We generally describe Millenials, Generation Y, Generation Next, etc — anyone born past 1982 as “Digital Natives.” Our younger friends (some now approaching their 30s) are given this label because they grew up in the age of personal computers in their household (especially, I’d add, in the US). For even younger set just approaching their 20s, they’ll find it harder to remember a time when there wasn’t a wireless phone of some kind, and kids in elementary schools today will have never known a time when their computer and phone had to be connected to a wall except to charge the battery, nor will they know a time when they needed an antenna to get a TV signal. Hence, they are digital natives.
Well, I am not a digital native. I was lucky at the age of 6 to have an Apple ][+ with a green monitor, when high-res graphics were 320 x 200 pixels in four whole colors (which I couldn’t see because of the green monitor). Many learning professionals lament the summoning of the “Digital Natives” by label, and many of us rush to assert that we lament it because we’d like to be counted in their group.
Not me, at least not anymore. It’s not that I don’t want to be youthful; frankly I appreciate the evolutions in technology in ways I don’t know if younger people do.
Because I can remember, quite vividly, a life before Twitter, before blogs, before Napster and internet music, before DVD players and web sites, before Internet and mobile phones and laptops, before cable or satellite television, before VCRs and computers were in your house.. because I can remember a life in the 70s without the tools of a modern life in the US, I cling a bit more tightly to the new shiny object than maybe the popular Digital Native does.
And then, being a learning “geek” on top of that technophilia, I obsess over my new coveted toy and its implications for how we all can/will learn. Just wait. My iPad comes next week. There will be coveting.
It’s not that I don’t use the same toys that they play with; I do. It’s not that I don’t text or Tweet or update my status on Facebook; I certainly do. It’s that, perhaps, your typical 20-something just doesn’t place the value in those activities that I do. I may find Twitter or Facebook or my blog too important, too relevant, too useful so I feel compelled to apply them to the workplace. I’d like to believe this is the right call.

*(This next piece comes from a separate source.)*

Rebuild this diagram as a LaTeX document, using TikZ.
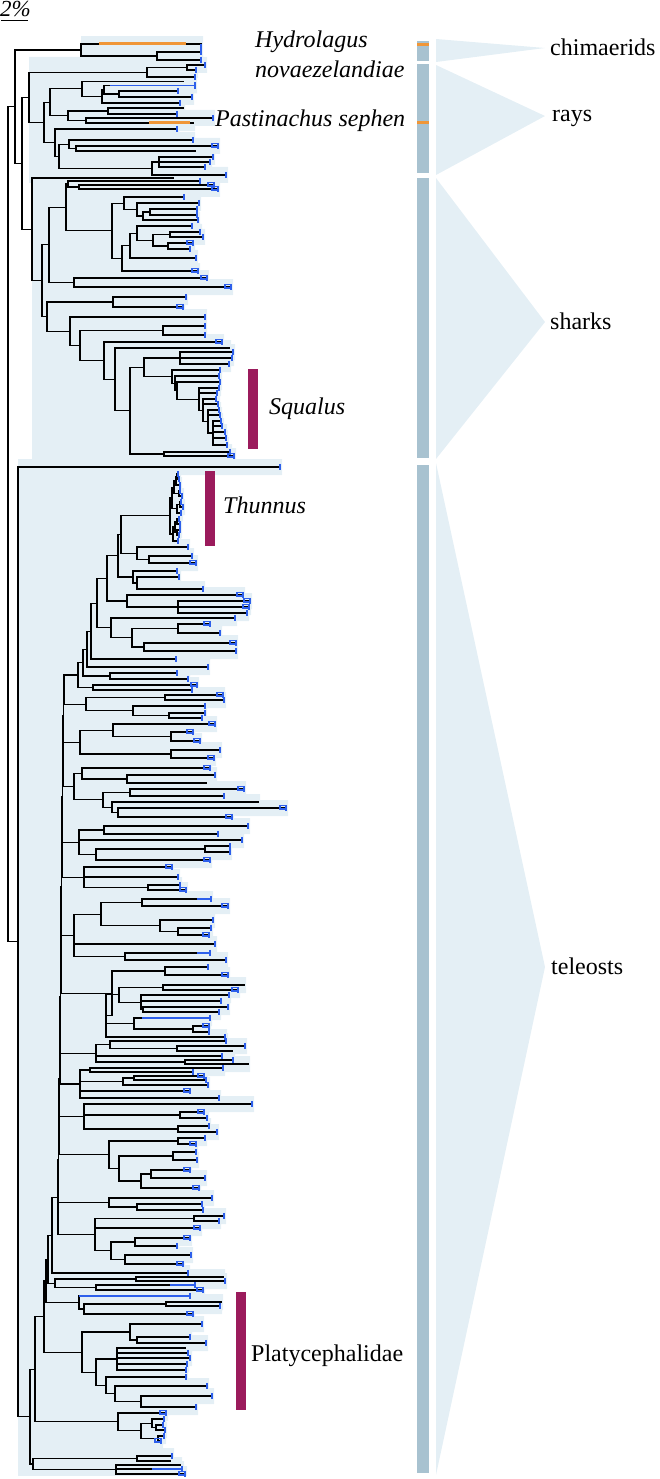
\documentclass[tikz,border=0pt]{standalone}
\usepackage{fontspec}
\setmainfont{Liberation Serif}
\pgfdeclarelayer{bg}
\pgfsetlayers{bg,main}
\definecolor{shadec}{RGB}{228,239,245}
\definecolor{tipc}{RGB}{45,95,235}
\definecolor{orc}{RGB}{240,150,55}
\definecolor{barc}{RGB}{168,194,208}
\definecolor{magc}{RGB}{155,27,92}
\tikzset{
  br/.style={line width=1.05pt, line cap=rect, black},
  lab/.style={font=\fontsize{24}{28}\selectfont, inner sep=0pt, anchor=base west},
  ilab/.style={font=\fontsize{24}{28}\selectfont\itshape, inner sep=0pt, anchor=base west},
  barbox/.style={fill=barc, draw=none},
  magbar/.style={fill=magc, draw=none},
  tri/.style={fill=shadec, draw=none}
}
\newcount\tsd \tsd=0
\newcount\tsi
\def\shx{18}
\gdef\bgpath{}\gdef\tickpath{}\gdef\tuftpath{}\gdef\bluepath{}\gdef\orpath{}
\def\tS#1{\gdef\shx{#1}}
\def\tpush#1#2{\global\advance\tsd by 1
  \expandafter\xdef\csname tX\the\tsd\endcsname{#1}%
  \expandafter\xdef\csname tY\the\tsd\endcsname{#2}}
\def\tshade#1#2{\xdef\bgpath{\unexpanded\expandafter{\bgpath} (\shx,#1-8) rectangle (#2+2,#1+8)}}
\def\ttick#1#2{\xdef\tickpath{\unexpanded\expandafter{\tickpath} (#2,#1-3.2) -- (#2,#1+3.2)}}
\def\ttuft#1#2{\xdef\tuftpath{\unexpanded\expandafter{\tuftpath} (#2,#1-2.4) -- (#2-6,#1-2.4) -- (#2-6,#1+1) -- (#2,#1+1)}}
\def\tblue#1#2#3{\xdef\bluepath{\unexpanded\expandafter{\bluepath} (#2,#1) -- (#3,#1)}}
\def\torange#1#2#3{\xdef\orpath{\unexpanded\expandafter{\orpath} (#2,#1-0.4) -- (#3,#1-0.4)}}
\def\tL#1#2{\tshade{#1}{#2}\ttick{#1}{#2}\tpush{#2}{#1}}
\def\tN#1#2{\tshade{#1}{#2}\tpush{#2}{#1}}
\def\tB#1#2#3{\tshade{#1}{#3}\tblue{#1}{#2}{#3}\ttick{#1}{#3}\tpush{#3}{#1}}
\def\tT#1#2{\tshade{#1}{#2}\ttuft{#1}{#2}\ttick{#1}{#2}\tpush{#2}{#1}}
\def\tO#1#2#3#4{\tshade{#1}{#4}\torange{#1}{#2}{#3}\tpush{#4}{#1}}
\def\tJloop{%
  \edef\tjcx{\csname tX\the\tsi\endcsname}\edef\tjcy{\csname tY\the\tsi\endcsname}%
  \draw[br] (\tjx,\tjcy) -- (\tjcx,\tjcy);
  \ifnum\tsi<\tsd \advance\tsi by 1 \expandafter\tJloop \fi}
\def\tJ#1#2{%
  \tsi=\tsd \advance\tsi by -#1 \advance\tsi by 1
  \edef\jfy{\csname tY\the\tsi\endcsname}%
  \edef\jly{\csname tY\the\tsd\endcsname}%
  \def\tjx{#2}%
  \draw[br] (\tjx,\jfy) -- (\tjx,\jly);
  \tJloop
  \global\advance\tsd by -#1
  \pgfmathsetmacro\jmid{(\jfy+\jly)/2}%
  \tpush{#2}{\jmid}}
\begin{document}
\begin{tikzpicture}[x=1pt,y=-1pt]
\useasboundingbox (0,0) rectangle (659,1479);
% scale bar
\node[font=\fontsize{23}{26}\selectfont\itshape, inner sep=0pt, anchor=base west] (scl) at (0,17) {2\%};
\draw[line width=1pt] (1,21) -- (28,21);
% ---------------- chimaerids
\tS{81}
\tO{44}{99}{186}{201}\ttick{47}{201}
\tL{52}{201}\tL{60}{201}\tJ{2}{157}
\tJ{2}{81}
% ---------------- rays
\tS{29}
\tL{65}{205}\tL{70}{196}\tJ{2}{187}\tL{77}{195}\tJ{2}{147}
\tN{81.5}{183}\tB{85.5}{110}{195}\tL{91}{178}\tL{97}{192}\tJ{2}{119}\tJ{2}{104}\tL{103}{180}\tJ{2}{102}\tJ{2}{82}
\tN{108}{183}\tL{114}{177}\tJ{2}{108}\tL{118}{213}\tO{123}{149}{190}{193}\tJ{2}{86}\tJ{2}{68}
\tJ{2}{50}
\tL{129}{177}\tL{140}{193}\tT{146}{218}\tN{151}{195}\tJ{2}{76}\tJ{2}{69}\tL{157}{213}\tL{162}{210}\tL{167}{205}\tJ{3}{159}\tL{175}{226}\tJ{2}{152}\tJ{2}{59}\tJ{2}{55}
\tJ{2}{44}
\tJ{2}{29}
% ---------------- sharks
\tS{32}
\tN{178}{173}
\tL{181}{200}\tT{185}{214}\tT{189}{218}\tJ{2}{79}\tJ{2}{68}
\tL{197}{184}\tL{203}{199}\tL{209}{197}\tL{215}{197}\tJ{2}{150}\tL{220}{198}\tJ{2}{143}\tJ{2}{137}\tJ{2}{124}
\tL{226}{192}\tL{232}{200}\tL{237}{203}\tJ{2}{170}\tT{243}{193}\tL{249}{190}\tJ{2}{168}\tJ{2}{153}\tJ{2}{137}\tL{258}{196}\tJ{2}{130}\tT{271}{198}\tJ{2}{122}
\tJ{2}{112}
\tJ{2}{66}
\tT{278}{207}\tT{287}{231}\tJ{2}{74}
\tJ{2}{49}
\tL{297}{186}\tT{307}{183}\tJ{2}{113}
\tL{317}{205}
\tL{326}{205}\tL{335}{205}\tJ{2}{163}
\tT{342}{222}
\tN{348}{229}
\tL{352}{233}\tL{358}{232}\tL{364}{229}\tJ{3}{180}
\tL{370}{220}\tL{376}{219}\tL{382}{220}\tL{388}{219}\tL{393}{217}\tL{399}{216}\tL{404}{218}\tL{410}{219}\tL{415}{220}\tL{421}{221}\tL{426}{222}\tL{432}{225}\tL{438}{226}\tL{445}{227}
\tJ{5}{213}\tJ{3}{208}\tJ{3}{203}\tJ{3}{199}\tJ{2}{177}\tJ{2}{175}\tJ{2}{172}
\tJ{2}{144}
\tL{452}{230}\tT{456}{234}\tJ{2}{164}
\tJ{2}{130}
\tJ{2}{115}
\tJ{2}{104}
\tJ{2}{80}
\tJ{2}{70}
\tJ{2}{47}
\tJ{2}{42}
\tJ{2}{32}
\tJ{2}{22}
\tJ{2}{15}
% ---------------- teleosts
\tS{18}
\tL{467}{280}
% Thunnus
\tL{474}{178}\tL{479}{179}\tJ{2}{177}\tL{485}{180}\tJ{2}{176}\tL{491}{180}\tL{496}{182}\tJ{2}{179}\tJ{2}{174}\tL{502}{181}\tL{507}{183}\tJ{2}{180}\tL{513}{181}\tJ{2}{177}\tJ{2}{172}\tL{519}{179}\tL{524}{180}\tJ{2}{177}\tL{530}{180}\tL{535}{179}\tJ{2}{177}\tJ{2}{175}\tL{541}{178}\tJ{2}{173}\tJ{2}{170}
\tL{547}{188}\tL{556}{192}\tT{563}{196}\tJ{2}{149}\tJ{2}{137}
\tJ{2}{121}
\tL{571}{177}\tL{577}{179}\tL{589}{203}\tJ{2}{137}\tJ{2}{133}
\tJ{2}{118}
\tT{595}{243}\tT{601}{250}\tT{607}{249}\tL{613}{247}\tJ{3}{178}\tJ{2}{127}
\tJ{2}{107}
\tL{618}{235}\tT{624}{210}\tL{633}{220}\tJ{2}{178}\tT{643}{236}\tL{651}{236}\tJ{2}{144}\tJ{2}{132}\tJ{2}{111}
\tJ{2}{97}
\tL{659}{176}\tJ{2}{91}
\tL{667}{208}\tJ{2}{87}
\tL{673}{177}\tL{679}{188}\tJ{2}{110}\tJ{2}{83}
\tT{685}{197}\tL{690}{192}\tJ{2}{93}\tJ{2}{78}
% Q
\tT{695}{223}\tL{700}{224}\tJ{2}{165}\tL{706}{205}\tL{713}{205}\tL{718}{202}\tJ{2}{169}\tJ{2}{133}\tJ{2}{86}
\tJ{2}{64}
\tT{724}{215}\tT{732}{193}\tT{741}{200}\tJ{2}{171}\tJ{2}{113}\tL{750}{220}\tT{758}{214}\tJ{2}{171}\tJ{2}{80}
\tJ{2}{63.5}
\tT{768}{210}\tL{775}{215}\tN{783}{206}\tJ{2}{127}\tJ{2}{82}
\tT{789}{244}\tL{796}{224}\tJ{2}{130}\tN{802}{258}\tT{808}{286}\tT{817}{232}\tJ{2}{118}\tJ{2}{112}\tJ{2}{103}\tJ{2}{74}
\tJ{2}{63}
\tL{826}{248}\tL{834}{218}\tJ{2}{104}\tL{840}{242}\tL{846}{230}\tL{852}{230}\tJ{2}{205}\tT{860}{210}\tJ{2}{96}\tJ{3}{79}
\tJ{2}{62.5}
\tT{867}{172}\tL{877}{178}\tL{885}{180}\tT{890}{186}\tJ{2}{148}\tJ{3}{84}
\tJ{2}{62}
\tB{899}{197}{211}\tT{906}{228}\tJ{2}{142}\tL{920}{213}\tL{928}{211}\tT{935}{209}\tJ{2}{178}\tJ{2}{160}\tJ{2}{101}\tL{944}{215}\tB{953}{197}{210}\tL{960}{226}\tJ{2}{125}\tJ{3}{74}
\tJ{2}{61.5}
% R
\tL{967}{208}\tT{975}{228}\tJ{2}{165}
\tN{985}{244}\tT{990}{238}\tJ{2}{163}\tL{995}{229}\tL{1001}{221}\tL{1007}{228}\tL{1012}{219}\tJ{2}{143}\tJ{3}{141}\tJ{2}{119}
\tB{1018}{142}{210}\tT{1026}{209}\tL{1032}{209}\tJ{2}{193}\tJ{2}{134}\tL{1037}{225}\tJ{3}{106}
\tJ{2}{112}
\tJ{2}{61}
\tL{1041}{226}\tL{1046}{245}\tN{1051}{232}\tJ{2}{177}\tJ{2}{110}\tL{1056}{222}\tL{1060}{233}\tN{1064}{248}\tJ{2}{185}\tJ{3}{96}
\tJ{2}{60.5}
\tL{1068}{223}\tL{1072}{193}\tJ{2}{90}\tT{1076}{204}\tL{1080}{206}\tJ{2}{134}\tL{1085}{208}\tJ{2}{123}\tT{1091}{190}\tL{1098}{219}\tJ{4}{80}
\tJ{2}{60}
\tL{1104}{252}\tT{1112}{204}\tL{1118}{207}\tJ{2}{180}\tL{1126}{209}\tL{1132}{217}\tJ{2}{178}\tJ{3}{84}
\tJ{2}{59.5}
\tL{1138}{205}\tT{1144}{196}\tJ{2}{178}\tL{1152}{196}\tL{1160}{197}\tJ{2}{173}\tT{1170}{190}\tL{1178}{205}\tJ{2}{151}\tT{1188}{199}\tJ{2}{141}\tJ{2}{119}\tJ{2}{109}
\tJ{2}{59}
\tL{1198}{212}\tL{1204}{202}\tL{1210}{203}\tJ{2}{137}\tJ{2}{109}
\tJ{2}{58.5}
\tL{1216}{224}\tL{1221}{219}\tJ{2}{194}\tT{1228}{200}\tT{1238}{190}\tL{1246}{177}\tJ{2}{135}\tL{1255}{191}\tT{1264}{183}\tJ{2}{125}\tJ{2}{111}\tJ{3}{95}
\tJ{2}{58}
\tL{1273}{188}\tJ{2}{52}
\tN{1277}{223}\tL{1281}{225}\tJ{2}{136}\tB{1285}{170}{195}\tT{1290}{203}\tJ{2}{96}\tJ{2}{55}
\tJ{2}{48}
% Platycephalidae region
\tB{1296}{79}{190}\tN{1302}{221}\tL{1306}{220}\tJ{2}{166}\tT{1314}{193}\tJ{2}{84}\tJ{2}{79}
\tJ{2}{46}
\tL{1324}{202}\tL{1337}{190}\tL{1343}{206}\tJ{2}{137}\tJ{2}{130}
\tN{1348}{185}\tL{1353}{188}\tL{1358}{190}\tL{1364}{187}\tL{1370}{186}\tJ{5}{117}
\tL{1377}{186}\tL{1386}{207}\tL{1396}{212}\tL{1407}{196}\tJ{2}{141}\tJ{2}{115}\tJ{2}{106}\tJ{2}{96}
\tJ{2}{82}
\tJ{2}{44}
\tT{1413}{166}\tL{1419}{164}\tL{1425}{163}\tL{1430}{165}\tJ{2}{156}\tJ{2}{152}\tL{1436}{164}\tT{1441}{161}\tJ{2}{158}\tJ{2}{141}\tJ{2}{118}
\tJ{2}{35}
\tL{1456}{172}\tN{1461}{170}\tJ{2}{137}\tN{1465}{180}\tB{1469}{152}{182}\tT{1474}{185}\tJ{3}{116}\tJ{2}{33}
\tJ{2}{30}
\tJ{2}{18}
% root
\tJ{2}{8}
% ---------------- shading, tips
\begin{pgfonlayer}{bg}
\fill[shadec] \bgpath;
\fill[white] (0,0) rectangle (659,36);
\fill[white] (0,1476) rectangle (659,1479);
\end{pgfonlayer}
\draw[orc, line width=2.2pt] \orpath;
\draw[tipc, line width=1.8pt] \bluepath;
\draw[tipc, line width=1.6pt] \tuftpath;
\draw[tipc, line width=2.3pt] \tickpath;
% ---------------- clade bars and wedges
\fill[barbox] (417,41) rectangle (429,61);
\fill[barbox] (417,64) rectangle (429,173);
\fill[barbox] (417,178) rectangle (429,458);
\fill[barbox] (417,465) rectangle (429,1473);
\fill[orc] (417,43) rectangle (429,46);
\fill[orc] (417,121) rectangle (429,124.5);
\fill[tri] (436,39) -- (436,62) -- (545,48) -- cycle;
\fill[tri] (436,65) -- (436,175) -- (545,116) -- cycle;
\fill[tri] (436,178) -- (436,459) -- (545,322) -- cycle;
\fill[tri] (436,463) -- (436,1475) -- (545,967) -- cycle;
\fill[magbar] (248,369) rectangle (258,449);
\fill[magbar] (205,471) rectangle (215,546);
\fill[magbar] (236,1292) rectangle (246,1410);
% ---------------- labels
\node[ilab] (hyd) at (255,48) {Hydrolagus};
\node[ilab] (nov) at (255,78) {novaezelandiae};
\node[ilab] (pas) at (215,127) {Pastinachus sephen};
\node[ilab] (squ) at (269,414) {Squalus};
\node[ilab] (thu) at (223,513) {Thunnus};
\node[lab] (pla) at (251,1361) {Platycephalidae};
\node[lab] (chi) at (550,56) {chimaerids};
\node[lab] (ray) at (552,122) {rays};
\node[lab] (sha) at (550,329) {sharks};
\node[lab] (tel) at (551,974) {teleosts};
\end{tikzpicture}
\end{document}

For me, connectedness is explicit because I can remember being disconnected and still see all the needs for more to connect. For someone who’s left college in the last year or two, it’s just implicit and maybe they’d assume that everyone who matters to them is connected; they don’t think twice about how many still need to connect. Everyone they need is already at their fingertips.
They’re agile. My “need” to get everyone connected might be waterfall. For me or any professional who looks to design learning experiences for Digital Natives for the tools they use, but discounts the bias we have in how we may use the same tools; well, we professionals do so at some peril of getting the whole mobility/social learning thing wrong.
My point is that in every aspect of working culture, people my age and older are building systems, processes, technologies, assumptions — all of which are meant to improve something from what we (my generation and older) experience right now. Much of what we architect will result in some kind of progress… until we become glued to our designs because as people age and grow more powerful, we become stuck on our design as progress itself. We lose our grasp on the progress for which we started reaching.
That’s when we’ll end up screwing something up that you, the Digital Native, will one day have to fix (and then screw up something else for a generation younger than you). Every generation deals with this.
I just hope if we as learning professionals are screwing something up, you young whippersnappers are telling us so — and I hope we hear you.